The report notes that Chinese naval officers began to "discuss" aircraft carriers in the late 1970s. In 1998 and 2000, they bought two Soviet carriers. However, neither was turned into a weapons platform. Instead, they were used as (these are the report's words) "floating military theme parks." The report notes that some analysts think China might have a single aircraft carrier by 2015, but others think they won't until 2020 or later.

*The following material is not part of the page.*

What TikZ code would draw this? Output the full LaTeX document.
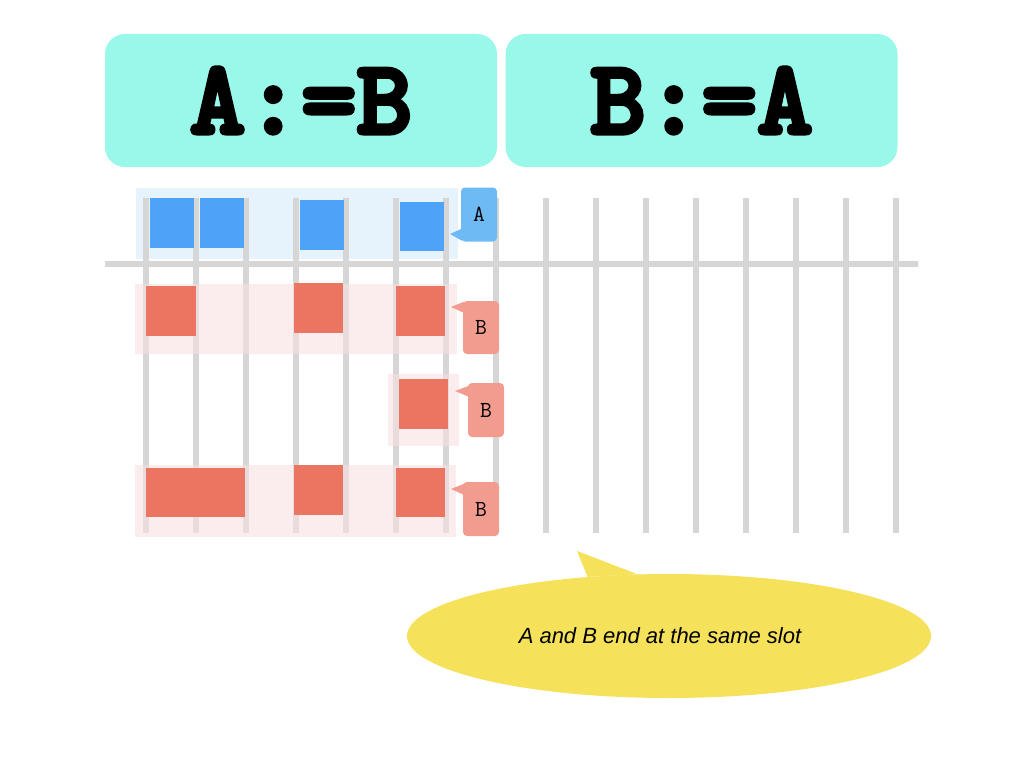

Finally, Page 40, the next-to-last page of text, contains an eye-opening sidebar that calls into question the report's very premise:
China does not yet possess the military capability to accomplish with confidence its political objectives on the island [Taiwan], particularly when confronted with outside intervention. Beijing is also deterred by the potential political and economic repercussions of any use of force against Taiwan. China's leaders recognize that a war could severely retard economic development. Taiwan is China's single largest source of foreign direct investment. An extended campaign would wreck Taiwan's economic infrastructure.
Nor, this sidebar states, does China seem physically able to pull off an invasion of Taiwan, even if it wanted: "According to the Intelligence Community, China would have difficulty protecting its vital sea lanes of communication while simultaneously supporting blockade or invasion operations." This is the case, quite apart from the "virtual certainty of U.S. intervention, and Japanese interests, in any conflict in the Taiwan Strait."
If you're worried about the independence of Taiwan, this report suggests that China's buildup is worth careful monitoring and a modest response. If you're worried that the Chinese military might dominate Asia, the report suggests you should relax.
It's an old, recurring story, this business of latching on to China as a rationale for big weapons or budgets that would otherwise be baseless. Back in 1967, President Lyndon B. Johnson ordered his Secretary of Defense, Robert McNamara, to build some kind of anti-ballistic-missile system. McNamara was opposed to an ABM system. He'd recently ordered a study that concluded an ABM would be futile because the Soviets could counter our defensive missiles by just slightly increasing the number of their offensive missiles. But an order was an order, so McNamara gave a speech in which he outlined all the reasons an ABM was a bad idea—then concluded that we needed to build one anyway to defend against an attack by Red China.
Paul Warnke, at the time an assistant secretary of defense, walked into McNamara's office later that day and asked, "China bomb, Bob?" Warnke told me, many years later, that McNamara looked down at his desk, shuffled some papers, and muttered, "What else am I going to blame it on?"